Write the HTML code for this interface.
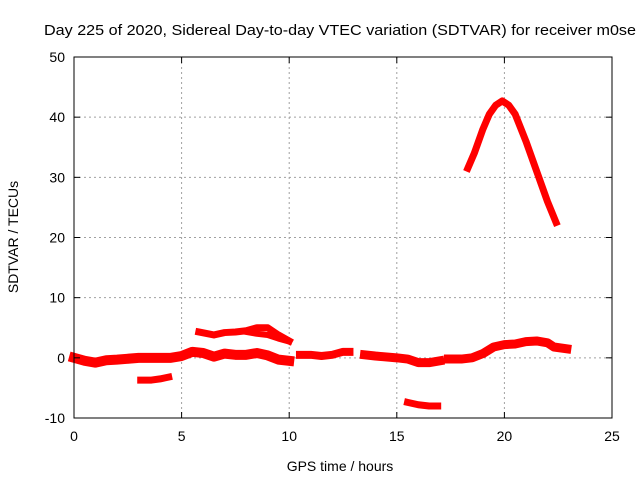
<!DOCTYPE html>
<html><head><meta charset="utf-8"><style>
body{margin:0;background:#fff;font-family:"Liberation Sans",sans-serif}
svg text{font-family:"Liberation Sans",sans-serif;font-size:14px;fill:#000}
</style></head><body>
<svg id="chart" width="640" height="480" xmlns="http://www.w3.org/2000/svg">
<text x="44" y="35" textLength="592" lengthAdjust="spacingAndGlyphs" style="font-size:15px">Day 225 of 2020, Sidereal Day-to-day VTEC variation (SDTVAR) for receiver m0se</text>
<text x="340" y="471" text-anchor="middle">GPS time / hours</text>
<text transform="translate(18,237) rotate(-90)" text-anchor="middle">SDTVAR / TECUs</text>
<g id="grid"></g><g id="marks"></g><g id="axes"></g>
</svg>
<script>
const xTicks=[0,5,10,15,20,25];
const yTicks=[-10,0,10,20,30,40,50];
const segLowMorning=[[0,0],[0.5,-0.5],[1,-0.8],[1.5,-0.4],[2,-0.3],[3,0],[4,0],[4.5,0],[5,0.3],[5.5,1],[6,0.8],[6.5,0.2],[7,0.7],[7.5,0.5],[8,0.5],[8.5,0.8],[9,0.4],[9.5,-0.3],[10,-0.5]];
const segDip=[[3.1,-3.7],[3.6,-3.7],[4.0,-3.5],[4.4,-3.2]];
const segUpper=[[5.8,4.3],[6.5,3.8],[7,4.2],[7.5,4.3],[8,4.5],[8.5,5],[9,5],[9.5,3.8],[10,2.8]];
const segUpperBranch=[[8,4.3],[8.5,4],[9,3.8],[9.5,3.2],[10,2.7]];
const segNoon=[[10.5,0.5],[11,0.5],[11.5,0.3],[12,0.5],[12.5,1],[12.8,1]];
const segAfternoon=[[13.5,0.5],[14,0.3],[15,0],[15.5,-0.2],[16,-0.8],[16.5,-0.8],[17,-0.5]];
const segLowDip=[[15.5,-7.4],[16,-7.8],[16.5,-8],[16.9,-8]];
const segEvening=[[17.4,-0.2],[18,-0.2],[18.5,0],[19,0.7],[19.5,1.8],[20,2.2],[20.5,2.3],[21,2.7],[21.5,2.8],[22,2.5],[22.3,1.8],[22.9,1.5]];
const segPeak=[[18.3,31.5],[18.6,34],[19,38],[19.3,40.5],[19.6,42],[19.9,42.7],[20.2,42],[20.5,40.5],[21,36],[21.5,31],[22,26],[22.4,22.5]];
const series=[segLowMorning,segDip,segUpper,segUpperBranch,segNoon,segAfternoon,segLowDip,segEvening,segPeak];
const widths=[10,7,7,6,8,9,7,9,7];
const X0=74,X1=612,Y0=418,Y1=57;
const xs=v=>X0+(v-0)/25*(X1-X0);
const ys=v=>Y0-(v+10)/60*(Y0-Y1);
const NS="http://www.w3.org/2000/svg";
const grid=document.getElementById('grid'),axes=document.getElementById('axes'),marks=document.getElementById('marks');
function mk(t,a,p){const e=document.createElementNS(NS,t);for(const k in a)e.setAttribute(k,a[k]);p.appendChild(e);return e;}
xTicks.forEach(t=>{const x=xs(t);
 if(t>0&&t<25){const g=mk('line',{x1:x,x2:x,y1:Y1,y2:Y0,stroke:'#a0a0a0','stroke-dasharray':'2,3'},grid);
 
 }
 const tk=mk('text',{x:x,y:Y0+23,'text-anchor':'middle'},axes);tk.textContent=t;
 
 
 mk('line',{x1:x,x2:x,y1:Y0,y2:Y0-6,stroke:'#000'},axes);mk('line',{x1:x,x2:x,y1:Y1,y2:Y1+6,stroke:'#000'},axes);});
yTicks.forEach(t=>{const y=ys(t);
 if(t>-10&&t<50){const g=mk('line',{x1:X0,x2:X1,y1:y,y2:y,stroke:'#a0a0a0','stroke-dasharray':'2,3'},grid);
 
 }
 const tk=mk('text',{x:X0-9,y:y+5,'text-anchor':'end'},axes);tk.textContent=t;
 
 
 mk('line',{x1:X0,x2:X0+6,y1:y,y2:y,stroke:'#000'},axes);mk('line',{x1:X1,x2:X1-6,y1:y,y2:y,stroke:'#000'},axes);});
const fr=mk('rect',{x:X0,y:Y1,width:X1-X0,height:Y0-Y1,fill:'none',stroke:'#000','stroke-width':1},axes);


series.forEach((s,i)=>{
 const pl=mk('polyline',{points:s.map(p=>xs(p[0])+','+ys(p[1])).join(' '),fill:'none',stroke:'#ff0000','stroke-width':widths[i],'stroke-linejoin':'round','stroke-linecap':'square'},marks);
 
 
});
</script>
</body></html>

What you need to do
Quote all the lines above exactly as given. Do not include the pictures.

Exercise output
Write the HTML code for this interface.
<!DOCTYPE html>
<html><head><meta charset="utf-8"><style>
body{margin:0;background:#fff;font-family:"Liberation Sans",sans-serif}
svg text{font-family:"Liberation Sans",sans-serif;font-size:14px;fill:#000}
</style></head><body>
<svg id="chart" width="640" height="480" xmlns="http://www.w3.org/2000/svg">
<text x="44" y="35" textLength="592" lengthAdjust="spacingAndGlyphs" style="font-size:15px">Day 225 of 2020, Sidereal Day-to-day VTEC variation (SDTVAR) for receiver m0se</text>
<text x="340" y="471" text-anchor="middle">GPS time / hours</text>
<text transform="translate(18,237) rotate(-90)" text-anchor="middle">SDTVAR / TECUs</text>
<g id="grid"></g><g id="marks"></g><g id="axes"></g>
</svg>
<script>
const xTicks=[0,5,10,15,20,25];
const yTicks=[-10,0,10,20,30,40,50];
const segLowMorning=[[0,0],[0.5,-0.5],[1,-0.8],[1.5,-0.4],[2,-0.3],[3,0],[4,0],[4.5,0],[5,0.3],[5.5,1],[6,0.8],[6.5,0.2],[7,0.7],[7.5,0.5],[8,0.5],[8.5,0.8],[9,0.4],[9.5,-0.3],[10,-0.5]];
const segDip=[[3.1,-3.7],[3.6,-3.7],[4.0,-3.5],[4.4,-3.2]];
const segUpper=[[5.8,4.3],[6.5,3.8],[7,4.2],[7.5,4.3],[8,4.5],[8.5,5],[9,5],[9.5,3.8],[10,2.8]];
const segUpperBranch=[[8,4.3],[8.5,4],[9,3.8],[9.5,3.2],[10,2.7]];
const segNoon=[[10.5,0.5],[11,0.5],[11.5,0.3],[12,0.5],[12.5,1],[12.8,1]];
const segAfternoon=[[13.5,0.5],[14,0.3],[15,0],[15.5,-0.2],[16,-0.8],[16.5,-0.8],[17,-0.5]];
const segLowDip=[[15.5,-7.4],[16,-7.8],[16.5,-8],[16.9,-8]];
const segEvening=[[17.4,-0.2],[18,-0.2],[18.5,0],[19,0.7],[19.5,1.8],[20,2.2],[20.5,2.3],[21,2.7],[21.5,2.8],[22,2.5],[22.3,1.8],[22.9,1.5]];
const segPeak=[[18.3,31.5],[18.6,34],[19,38],[19.3,40.5],[19.6,42],[19.9,42.7],[20.2,42],[20.5,40.5],[21,36],[21.5,31],[22,26],[22.4,22.5]];
const series=[segLowMorning,segDip,segUpper,segUpperBranch,segNoon,segAfternoon,segLowDip,segEvening,segPeak];
const widths=[10,7,7,6,8,9,7,9,7];
const X0=74,X1=612,Y0=418,Y1=57;
const xs=v=>X0+(v-0)/25*(X1-X0);
const ys=v=>Y0-(v+10)/60*(Y0-Y1);
const NS="http://www.w3.org/2000/svg";
const grid=document.getElementById('grid'),axes=document.getElementById('axes'),marks=document.getElementById('marks');
function mk(t,a,p){const e=document.createElementNS(NS,t);for(const k in a)e.setAttribute(k,a[k]);p.appendChild(e);return e;}
xTicks.forEach(t=>{const x=xs(t);
 if(t>0&&t<25){const g=mk('line',{x1:x,x2:x,y1:Y1,y2:Y0,stroke:'#a0a0a0','stroke-dasharray':'2,3'},grid);
 
 }
 const tk=mk('text',{x:x,y:Y0+23,'text-anchor':'middle'},axes);tk.textContent=t;
 
 
 mk('line',{x1:x,x2:x,y1:Y0,y2:Y0-6,stroke:'#000'},axes);mk('line',{x1:x,x2:x,y1:Y1,y2:Y1+6,stroke:'#000'},axes);});
yTicks.forEach(t=>{const y=ys(t);
 if(t>-10&&t<50){const g=mk('line',{x1:X0,x2:X1,y1:y,y2:y,stroke:'#a0a0a0','stroke-dasharray':'2,3'},grid);
 
 }
 const tk=mk('text',{x:X0-9,y:y+5,'text-anchor':'end'},axes);tk.textContent=t;
 
 
 mk('line',{x1:X0,x2:X0+6,y1:y,y2:y,stroke:'#000'},axes);mk('line',{x1:X1,x2:X1-6,y1:y,y2:y,stroke:'#000'},axes);});
const fr=mk('rect',{x:X0,y:Y1,width:X1-X0,height:Y0-Y1,fill:'none',stroke:'#000','stroke-width':1},axes);


series.forEach((s,i)=>{
 const pl=mk('polyline',{points:s.map(p=>xs(p[0])+','+ys(p[1])).join(' '),fill:'none',stroke:'#ff0000','stroke-width':widths[i],'stroke-linejoin':'round','stroke-linecap':'square'},marks);
 
 
});
</script>
</body></html>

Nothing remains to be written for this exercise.